▶ _Exercise task_: All of the lines below are to be printed again exactly; images are excluded from the output.

▶ _Stored data_:
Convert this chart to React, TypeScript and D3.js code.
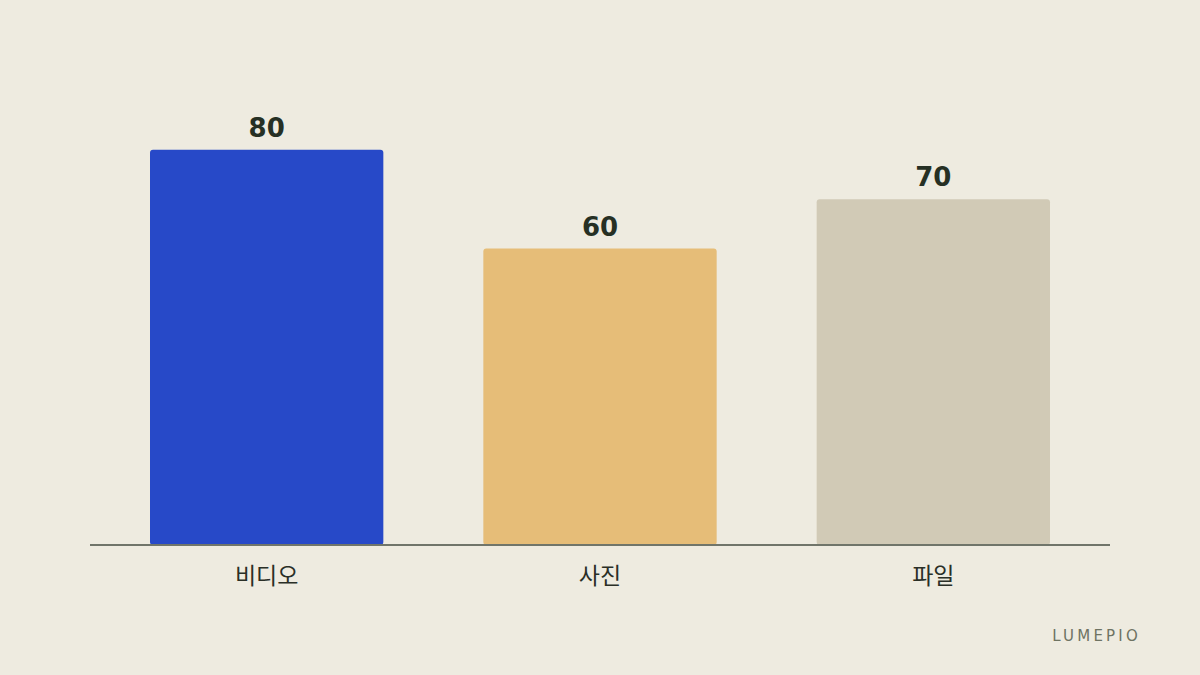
import React from "react";
import * as d3 from "d3";

const categories = ["비디오", "사진", "파일"];
const values = [80, 60, 70];
const colors = ["#2749c8", "#e6bd78", "#d1cab6"];

const W = 1200;
const H = 675;

export default function App() {
  const x = d3.scaleBand<string>().domain(categories).range([100, 1100]).paddingInner(0.3).paddingOuter(0.15);
  const y = d3.scaleLinear().domain([0, 100]).range([545, 51]);
  return (
    <svg width={W} height={H} style={{ position: "absolute", left: 0, top: 0, background: "#eeebe0" }}>
      <rect x={0} y={0} width={W} height={H} fill="#eeebe0" />
      {categories.map((c, i) => {
        const bx = x(c) as number;
        const by = y(values[i]);
        return (
          <g key={c}>
            <rect x={bx} y={by} width={x.bandwidth()} height={y(0) - by} rx={3} fill={colors[i]} />
            <text x={bx + x.bandwidth() / 2} y={by - 13} textAnchor="middle" fontFamily="DejaVu Sans" fontWeight="bold" fontSize={26} fill="#263024">
              {values[i]}
            </text>
            <text x={bx + x.bandwidth() / 2} y={584} textAnchor="middle" fontFamily="'Noto Sans CJK KR', 'DejaVu Sans'" fontSize={23} fill="#2a2f27">
              {c}
            </text>
          </g>
        );
      })}
      <line x1={90} x2={1110} y1={y(0)} y2={y(0)} stroke="#70756a" strokeWidth={2} />
      <text x={1141} y={641} textAnchor="end" fontFamily="DejaVu Sans" fontSize={15} letterSpacing={3.2} fill="#6e7363">
        LUMEPIO
      </text>
    </svg>
  );
}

▶ _Answer to the task_:
Convert this chart to React, TypeScript and D3.js code.
import React from "react";
import * as d3 from "d3";

const categories = ["비디오", "사진", "파일"];
const values = [80, 60, 70];
const colors = ["#2749c8", "#e6bd78", "#d1cab6"];

const W = 1200;
const H = 675;

export default function App() {
  const x = d3.scaleBand<string>().domain(categories).range([100, 1100]).paddingInner(0.3).paddingOuter(0.15);
  const y = d3.scaleLinear().domain([0, 100]).range([545, 51]);
  return (
    <svg width={W} height={H} style={{ position: "absolute", left: 0, top: 0, background: "#eeebe0" }}>
      <rect x={0} y={0} width={W} height={H} fill="#eeebe0" />
      {categories.map((c, i) => {
        const bx = x(c) as number;
        const by = y(values[i]);
        return (
          <g key={c}>
            <rect x={bx} y={by} width={x.bandwidth()} height={y(0) - by} rx={3} fill={colors[i]} />
            <text x={bx + x.bandwidth() / 2} y={by - 13} textAnchor="middle" fontFamily="DejaVu Sans" fontWeight="bold" fontSize={26} fill="#263024">
              {values[i]}
            </text>
            <text x={bx + x.bandwidth() / 2} y={584} textAnchor="middle" fontFamily="'Noto Sans CJK KR', 'DejaVu Sans'" fontSize={23} fill="#2a2f27">
              {c}
            </text>
          </g>
        );
      })}
      <line x1={90} x2={1110} y1={y(0)} y2={y(0)} stroke="#70756a" strokeWidth={2} />
      <text x={1141} y={641} textAnchor="end" fontFamily="DejaVu Sans" fontSize={15} letterSpacing={3.2} fill="#6e7363">
        LUMEPIO
      </text>
    </svg>
  );
}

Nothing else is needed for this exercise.